Mostly, I think, we set up ambulance services in our communities because we hope that when we're in trouble--an auto accident, a heart attack, a fall from a ladder--that someone like you will come to help us. But reading Siren Voices shows us another, darker, side to our civic mindedness. When terrible things happen to other people, we don't want to see. We want someone to clean it up so we don't have to look at it. We send police and caseworkers and someone like you. Not quite what you signed on for, I suspect. Still, I'm glad you do it. I'm glad Kip and Dan and Shanna and Bill and all the others do it in Torch Lake Township. Keep writing, keep sane--keep well.
You do find yourself in the most unusual of situations.
So what happened to the swallowed blade? Too gory to go into?
I find it so much easier to write about something that's actually happened than to picture something from scratch. You've always got a point of reference to pull you back. Plus - there are often great little details that are really gifts to a piece.
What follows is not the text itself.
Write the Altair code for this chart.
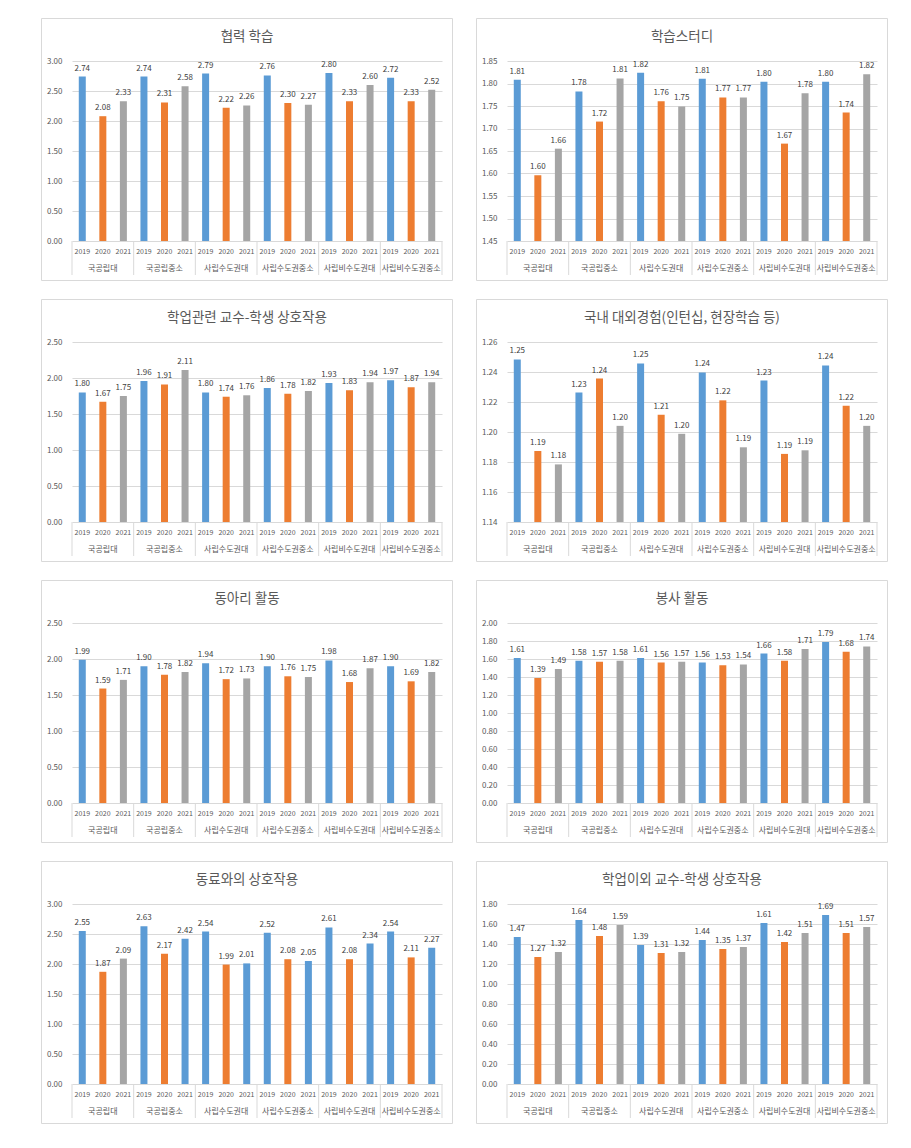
import altair as alt
import pandas as pd
import numpy as np

GROUPS = ["국공립대", "국공립중소", "사립수도권대", "사립수도권중소", "사립비수도권대", "사립비수도권중소"]
YEARS = ["2019", "2020", "2021"]
COLORS = ["#5B9BD5", "#ED7D31", "#A5A5A5"]

TITLES = [
    "협력 학습",
    "학습스터디",
    "학업관련 교수-학생 상호작용",
    "국내 대외경험(인턴십, 현장학습 등)",
    "동아리 활동",
    "봉사 활동",
    "동료와의 상호작용",
    "학업이외 교수-학생 상호작용",
]

# 협력 학습
coop_2019 = [2.74, 2.74, 2.79, 2.76, 2.80, 2.72]
coop_2020 = [2.08, 2.31, 2.22, 2.30, 2.33, 2.33]
coop_2021 = [2.33, 2.58, 2.26, 2.27, 2.60, 2.52]
# 학습스터디
study_2019 = [1.8084, 1.7823, 1.8240, 1.8106, 1.8039, 1.8039]
study_2020 = [1.5960, 1.7154, 1.7608, 1.7690, 1.6664, 1.7355]
study_2021 = [1.6552, 1.8113, 1.7489, 1.7690, 1.7786, 1.8203]
# 학업관련 교수-학생 상호작용
acad_2019 = [1.80, 1.96, 1.80, 1.86, 1.93, 1.97]
acad_2020 = [1.67, 1.91, 1.74, 1.78, 1.83, 1.87]
acad_2021 = [1.75, 2.11, 1.76, 1.82, 1.94, 1.94]
# 국내 대외경험
ext_2019 = [1.2484, 1.2263, 1.2457, 1.2397, 1.2343, 1.2444]
ext_2020 = [1.1874, 1.2356, 1.2115, 1.2211, 1.1854, 1.2175]
ext_2021 = [1.1784, 1.2041, 1.1988, 1.1898, 1.1878, 1.2041]
# 동아리 활동
club_2019 = [1.99, 1.90, 1.94, 1.90, 1.98, 1.90]
club_2020 = [1.59, 1.78, 1.72, 1.76, 1.68, 1.69]
club_2021 = [1.71, 1.82, 1.73, 1.75, 1.87, 1.82]
# 봉사 활동
vol_2019 = [1.61, 1.58, 1.61, 1.56, 1.66, 1.79]
vol_2020 = [1.39, 1.57, 1.56, 1.53, 1.58, 1.68]
vol_2021 = [1.49, 1.58, 1.57, 1.54, 1.71, 1.74]
# 동료와의 상호작용
peer_2019 = [2.55, 2.63, 2.54, 2.52, 2.61, 2.54]
peer_2020 = [1.87, 2.17, 1.99, 2.08, 2.08, 2.11]
peer_2021 = [2.09, 2.42, 2.01, 2.05, 2.34, 2.27]
peer_2021_color_key = ["2021", "2019", "2019", "2019", "2019", "2019"]
# 학업이외 교수-학생 상호작용
nonacad_2019 = [1.47, 1.64, 1.39, 1.44, 1.61, 1.69]
nonacad_2020 = [1.27, 1.48, 1.31, 1.35, 1.42, 1.51]
nonacad_2021 = [1.32, 1.59, 1.32, 1.37, 1.51, 1.57]

# y axis: (min, max, step)
Y_AXES = [
    (0.0, 3.0, 0.5),
    (1.45, 1.85, 0.05),
    (0.0, 2.5, 0.5),
    (1.14, 1.26, 0.02),
    (0.0, 2.5, 0.5),
    (0.0, 2.0, 0.2),
    (0.0, 3.0, 0.5),
    (0.0, 1.8, 0.2),
]

SERIES = [
    (coop_2019, coop_2020, coop_2021, None),
    (study_2019, study_2020, study_2021, None),
    (acad_2019, acad_2020, acad_2021, None),
    (ext_2019, ext_2020, ext_2021, None),
    (club_2019, club_2020, club_2021, None),
    (vol_2019, vol_2020, vol_2021, None),
    (peer_2019, peer_2020, peer_2021, peer_2021_color_key),
    (nonacad_2019, nonacad_2020, nonacad_2021, None),
]

W, H = 370, 180
FONT = "Noto Sans CJK KR"
TXT = "#595959"
GRID = "#D9D9D9"


def panel(title, v19, v20, v21, ck21, ymin, ymax, step):
    rows = []
    for gi, g in enumerate(GROUPS):
        for yr, vals in zip(YEARS, (v19, v20, v21)):
            ck = yr
            if yr == "2021" and ck21 is not None:
                ck = ck21[gi]
            rows.append(dict(key=f"{g}|{yr}", group=g, year=yr, value=vals[gi], ck=ck))
    df = pd.DataFrame(rows)
    keys = list(df["key"])
    n = int(round((ymax - ymin) / step))
    ticks = [float(round(ymin + i * step, 2)) for i in range(n + 1)]

    xscale = alt.Scale(domain=keys, paddingInner=0, paddingOuter=0)
    yscale = alt.Scale(domain=[ymin, ymax], zero=False, nice=False)
    x = alt.X(
        "key:N",
        scale=xscale,
        axis=alt.Axis(
            title=None,
            labelExpr="split(datum.value, '|')[1]",
            labelAngle=0,
            domain=False,
            ticks=False,
            grid=False,
            labelFontSize=7,
            labelColor=TXT,
            labelPadding=6,
            labelFont=FONT,
            labelOverlap=False,
        ),
    )
    y = alt.Y(
        "value:Q",
        scale=yscale,
        axis=alt.Axis(
            title=None,
            values=ticks,
            tickCount=len(ticks),
            format=".2f",
            domain=False,
            ticks=False,
            grid=True,
            gridColor=GRID,
            gridWidth=1,
            labelFontSize=8,
            labelColor=TXT,
            labelPadding=10,
            labelFont=FONT,
            labelOverlap=False,
            labelFlush=False,
        ),
    )
    base = alt.Chart(df)
    bars = base.mark_bar(width=7).encode(
        x=x,
        y=y,
        y2=alt.datum(ymin),
        color=alt.Color("ck:N", scale=alt.Scale(domain=YEARS, range=COLORS), legend=None),
    )
    labels = base.mark_text(
        dy=-4, baseline="bottom", fontSize=8, color="#404040", font=FONT
    ).encode(
        x=x,
        y=y,
        text=alt.Text("value:Q", format=".2f"),
    )
    glabels = base.transform_filter(alt.datum.year == "2020").mark_text(
        fontSize=8, color=TXT, baseline="middle", font=FONT
    ).encode(
        x=x,
        y=alt.value(H + 28),
        text="group:N",
    )
    seps = base.transform_filter(alt.datum.year == "2019").mark_rule(
        color=GRID, strokeWidth=1
    ).encode(
        x=alt.X("key:N", scale=xscale, bandPosition=0),
        y=alt.value(H),
        y2=alt.value(H + 34),
    )
    last_sep = base.transform_filter(alt.datum.key == keys[-1]).mark_rule(
        color=GRID, strokeWidth=1
    ).encode(
        x=alt.X("key:N", scale=xscale, bandPosition=1),
        y=alt.value(H),
        y2=alt.value(H + 34),
    )
    tdf = pd.DataFrame({"title": [title]})
    frame = alt.Chart(tdf).mark_rect(
        fillOpacity=0, fill="white", stroke=GRID, strokeWidth=1
    ).encode(
        x=alt.value(-30.5), x2=alt.value(W + 10.5), y=alt.value(-42.5), y2=alt.value(H + 39.5)
    )
    ttl = alt.Chart(tdf).mark_text(
        fontSize=13.5, color=TXT, baseline="middle", align="center", font=FONT
    ).encode(
        x=alt.value(175), y=alt.value(-24), text="title:N"
    )
    return alt.layer(bars, labels, seps, last_sep, glabels, frame, ttl).properties(
        width=W, height=H
    )


panels = []
for i in range(8):
    v19, v20, v21, ck = SERIES[i]
    ymin, ymax, step = Y_AXES[i]
    panels.append(panel(TITLES[i], v19, v20, v21, ck, ymin, ymax, step))

rows = [alt.hconcat(panels[2 * r], panels[2 * r + 1], spacing=23) for r in range(4)]
chart = alt.vconcat(*rows, spacing=18).properties(
    padding={"left": 33, "top": 10, "right": 5, "bottom": 5}
).configure(font=FONT, view=alt.ViewConfig(stroke=None))

chart.save("out.html", embed_options={"renderer": "svg", "actions": False})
Certainly when I joined I didn't imagine what a large percentage of the job would be problem solving and specialised removals!
Before I joined I had an idea from newspapers and TV about the problems with drink, drug, neglect, abuse, deprivation etc. Now that I have more first hand experience, I can say how grateful I am that my life isn't blighted in the same way. And also how glad I am that I only have to dip in and out of these situations occasionally. Respect to all those people who work there all the time!
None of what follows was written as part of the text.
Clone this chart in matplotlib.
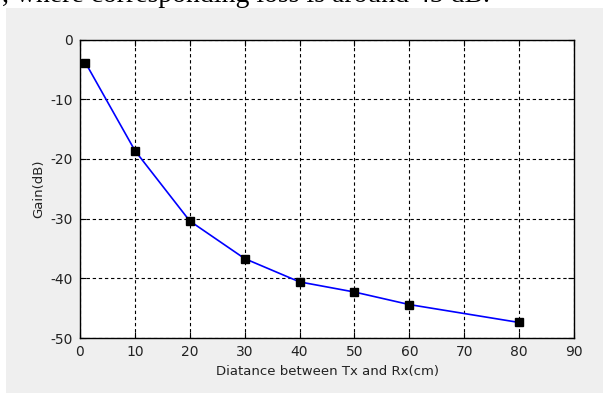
import matplotlib
matplotlib.use("Agg")
import matplotlib.pyplot as plt
from matplotlib.patches import Rectangle

# distance between Tx and Rx (cm) and measured gain (dB)
distance_cm = [1, 10, 20, 30, 40, 50, 60, 80]
gain_db = [-3.9, -18.6, -30.4, -36.7, -40.6, -42.3, -44.4, -47.4]

x_ticks = [0, 10, 20, 30, 40, 50, 60, 70, 80, 90]
y_ticks = [0, -10, -20, -30, -40, -50]

plt.rcParams["axes.unicode_minus"] = False

W, H = 603, 394
fig = plt.figure(figsize=(W / 100, H / 100), dpi=100)
fig.patch.set_facecolor("white")

# grey MATLAB figure window behind the axes
fig.patches.append(Rectangle((6 / W, 1 - 393 / H), 597 / W, 385 / H,
                             transform=fig.transFigure, facecolor="#efefef",
                             edgecolor="none", zorder=-5))

# cut-off line of body text from the page above the figure
fig.text(2 / W, 1 - 2 / H, ", where corresponding loss is around 45 dB.",
         family="Liberation Serif", fontsize=20, va="baseline", ha="left")

ax = fig.add_axes([80 / W, 1 - 338 / H, 494 / W, 298.5 / H])
ax.set_zorder(2)
ax.set_facecolor("white")
ax.plot(distance_cm, gain_db, "-", color="#0000ff", linewidth=1.2,
        marker="s", markersize=5.5, markerfacecolor="black",
        markeredgecolor="black", zorder=3)

ax.set_xlim(0, 90)
ax.set_ylim(-50, 0)
ax.set_xticks(x_ticks)
ax.set_yticks(y_ticks)
ax.grid(True, color="black", linestyle=(0, (3, 2.5)), linewidth=0.8)
ax.tick_params(direction="in", length=4, top=True, right=True,
               labelsize=10, colors="black", labelcolor="#222222", pad=5)
for s in ax.spines.values():
    s.set_linewidth(1.0)
    s.set_color("black")

ax.set_xlabel("Diatance between Tx and Rx(cm)", fontsize=9.5, labelpad=4,
              color="#222222")
ax.set_ylabel("Gain(dB)", fontsize=9.5, labelpad=4, color="#222222")

fig.savefig("out.png", dpi=100)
It's the second time now someone's harmed themself in front of me. I must have that kind of face.
Connor was caught by the police after a short chase. We took him to hospital in the ambulance - he was quite calm with us (glad not to be in the van, prob.) When I left him at hospital he was smoking a fag outside A&E saying he was going to self d/c. The nurse explained if he did run off that his details would be passed to police and he'd be brought in by force (as swallowing a blade is obviously v serious). Don't know what happened after that! xx
Spence what percentage of call would you say are 'mental health' (for want of a better term) related
I'd say maybe around 10 or 20 percent. We average 8 to 10 calls a shift, and 2 of those will prob be MH related. A lot, I know.
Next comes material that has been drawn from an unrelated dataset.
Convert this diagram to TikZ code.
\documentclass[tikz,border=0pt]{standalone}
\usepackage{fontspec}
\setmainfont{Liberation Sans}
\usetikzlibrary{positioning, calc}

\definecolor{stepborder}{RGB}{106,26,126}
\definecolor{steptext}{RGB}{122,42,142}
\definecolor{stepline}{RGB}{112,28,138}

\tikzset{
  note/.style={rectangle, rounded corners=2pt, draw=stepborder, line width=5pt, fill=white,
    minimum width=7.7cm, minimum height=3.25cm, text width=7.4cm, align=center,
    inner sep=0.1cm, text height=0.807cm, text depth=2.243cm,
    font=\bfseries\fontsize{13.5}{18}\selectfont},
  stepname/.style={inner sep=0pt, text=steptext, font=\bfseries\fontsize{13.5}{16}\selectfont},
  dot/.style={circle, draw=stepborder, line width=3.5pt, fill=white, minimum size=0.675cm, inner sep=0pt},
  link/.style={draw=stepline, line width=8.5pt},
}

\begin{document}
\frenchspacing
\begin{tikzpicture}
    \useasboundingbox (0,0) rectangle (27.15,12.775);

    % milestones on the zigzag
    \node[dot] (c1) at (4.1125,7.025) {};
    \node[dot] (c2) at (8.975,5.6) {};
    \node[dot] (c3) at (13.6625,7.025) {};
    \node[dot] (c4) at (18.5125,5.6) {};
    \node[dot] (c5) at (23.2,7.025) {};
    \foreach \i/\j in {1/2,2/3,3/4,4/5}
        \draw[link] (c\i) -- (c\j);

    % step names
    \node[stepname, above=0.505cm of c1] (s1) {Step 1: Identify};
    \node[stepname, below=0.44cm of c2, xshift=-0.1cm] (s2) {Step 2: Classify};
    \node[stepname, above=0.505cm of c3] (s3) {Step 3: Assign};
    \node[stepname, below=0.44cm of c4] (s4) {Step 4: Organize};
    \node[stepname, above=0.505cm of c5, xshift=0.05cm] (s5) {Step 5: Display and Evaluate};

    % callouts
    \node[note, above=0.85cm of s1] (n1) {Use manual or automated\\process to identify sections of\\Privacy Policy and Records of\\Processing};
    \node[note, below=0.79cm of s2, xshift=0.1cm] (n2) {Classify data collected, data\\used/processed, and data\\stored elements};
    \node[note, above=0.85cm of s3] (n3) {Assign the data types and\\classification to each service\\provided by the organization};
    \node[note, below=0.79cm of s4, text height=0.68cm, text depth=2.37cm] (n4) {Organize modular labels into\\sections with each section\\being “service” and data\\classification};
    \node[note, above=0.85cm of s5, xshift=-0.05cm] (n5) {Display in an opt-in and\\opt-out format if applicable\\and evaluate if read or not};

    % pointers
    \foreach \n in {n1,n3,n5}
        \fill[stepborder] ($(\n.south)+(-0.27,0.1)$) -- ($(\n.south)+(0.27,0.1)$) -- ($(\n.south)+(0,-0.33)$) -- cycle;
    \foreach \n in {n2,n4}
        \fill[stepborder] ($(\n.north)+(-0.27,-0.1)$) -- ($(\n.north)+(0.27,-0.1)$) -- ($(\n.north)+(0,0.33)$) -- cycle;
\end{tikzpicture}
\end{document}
I've been writing up quite a few of these jobs recently, no particular reason other than they've resonated with me.
I do find MH jobs frustrating. We're often going in cold and blind, with only crude guidelines to work to - frustrating, as often the patient is well known to MH services.
I def think acute psych provision has a way to go yet!
Sounds like a really messed up situation :( Hope he was sorted out but that doesn't mean it won't happen again.
This kind of thing always makes me wonder what it was like 60 years ago in Mental Health. I know there must have been cases such as this and that the poor things were probably banged up in a "loony bin" but was it as bad then as it is now? I mean, 2 out of 10 calls falling in the category of psychological assistance is a LOT by my reckoning!
Very sad :(
I wonder how things were a few years ago, too. Those big old psych hospitals were pretty forbidding, but my impression was that at least they had the capacity.
I think GPs take most of the heat re. MH. It's the acute OOH provision that most worries me - here, it's quite patchy / uncoordinated, with the police taking the brunt.